Real Coexistence Can’t Be Forced
For coexistence to ever be meaningful, it would have to build several real bridges. First, it would have to not only be a case of Israelis supporting Palestinian nationalism and Palestinians supporting Palestinian nationalism. It would have to really challenge Palestinians and hold them to the same accountability as Israeli society in terms of encouraging progressive and liberal values – to say nothing of recognizing the legitimacy of Jewish nationalism in the Land of Israel, not just “sorrow for the Holocaust”. Second, it would have to appeal to not only secular Jews on the left and Palestinians who are nationalists. Third, it would need to have indigenous Palestinian support and funding from Palestinian backers and Palestinians playing an integral part in running the organizations.

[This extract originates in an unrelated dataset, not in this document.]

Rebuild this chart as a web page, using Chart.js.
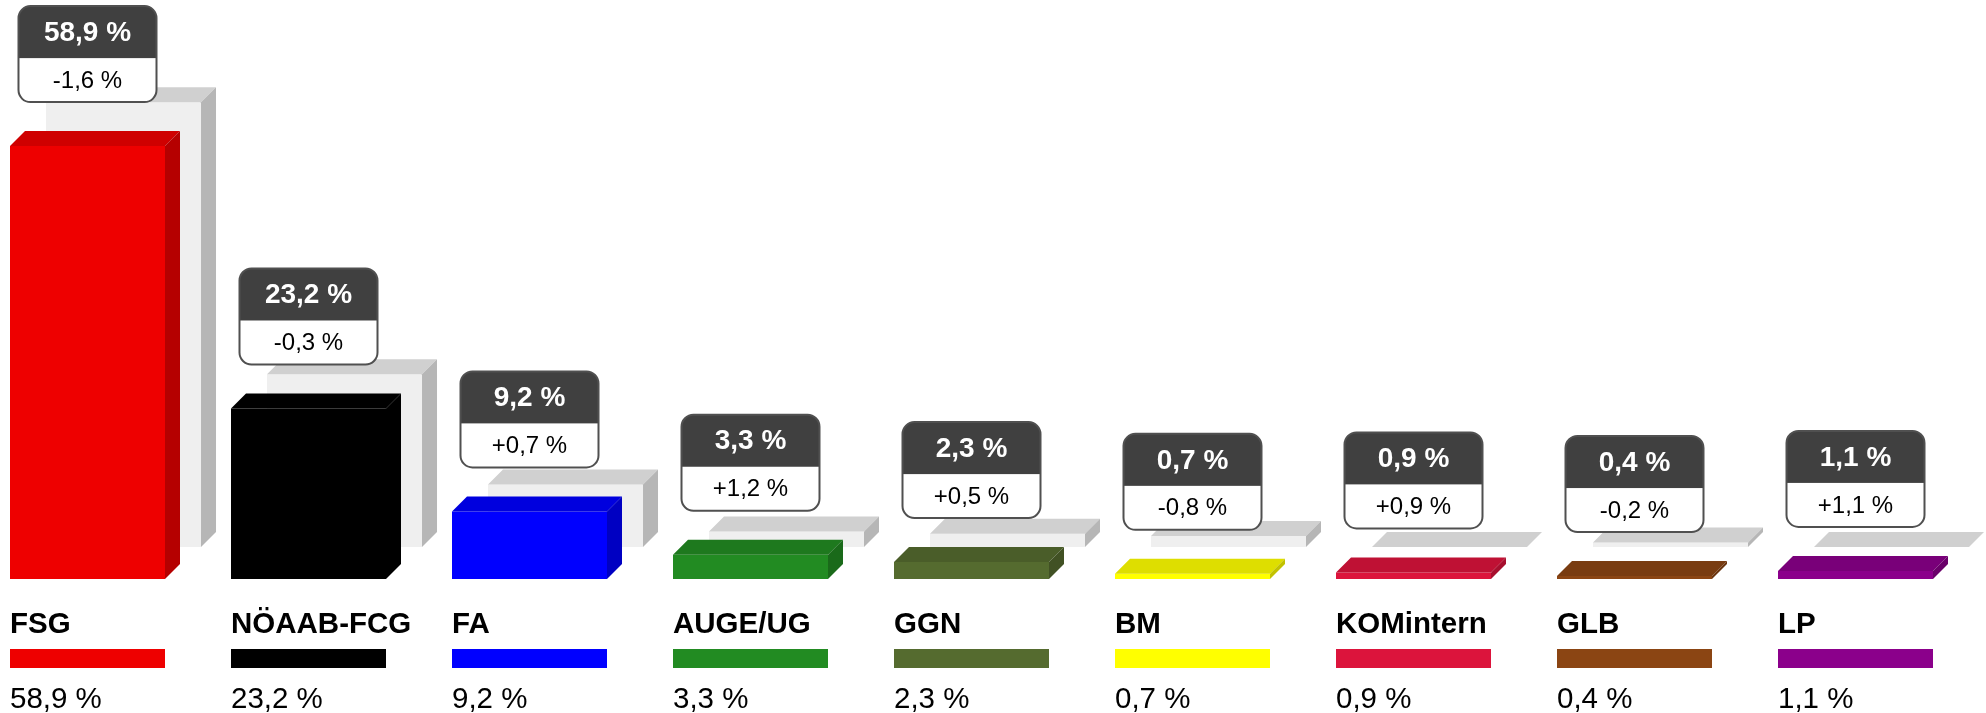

If Palestinians aren’t stepping forward to start “Dabka for Peace” or “embroidery for peace,” the situation isn’t going to improve. Coexistence work should not be a cover for radical anti-Israel views, such as one “coexistence” activist who compared the hardship of waiting at a checkpoint in a Palestinian bus to the mass murder of Israeli civilians on a bus, in an essay now removed from online called “a tale of two buses.” Blowing people up, shooting them, sniper fire, “resistance” and tunnels; none of that has anything to do with coexistence.
In the long run, as many of the Palestinians who said they don’t go to coexistence groups precisely because they enjoy the authentic friendships they have with Jews “as people first, not ethnicities,” the real coexistence comes when these kinds of artificial frameworks disappear. “I can coexist at a bar over some drinks,” one woman told me. Indeed.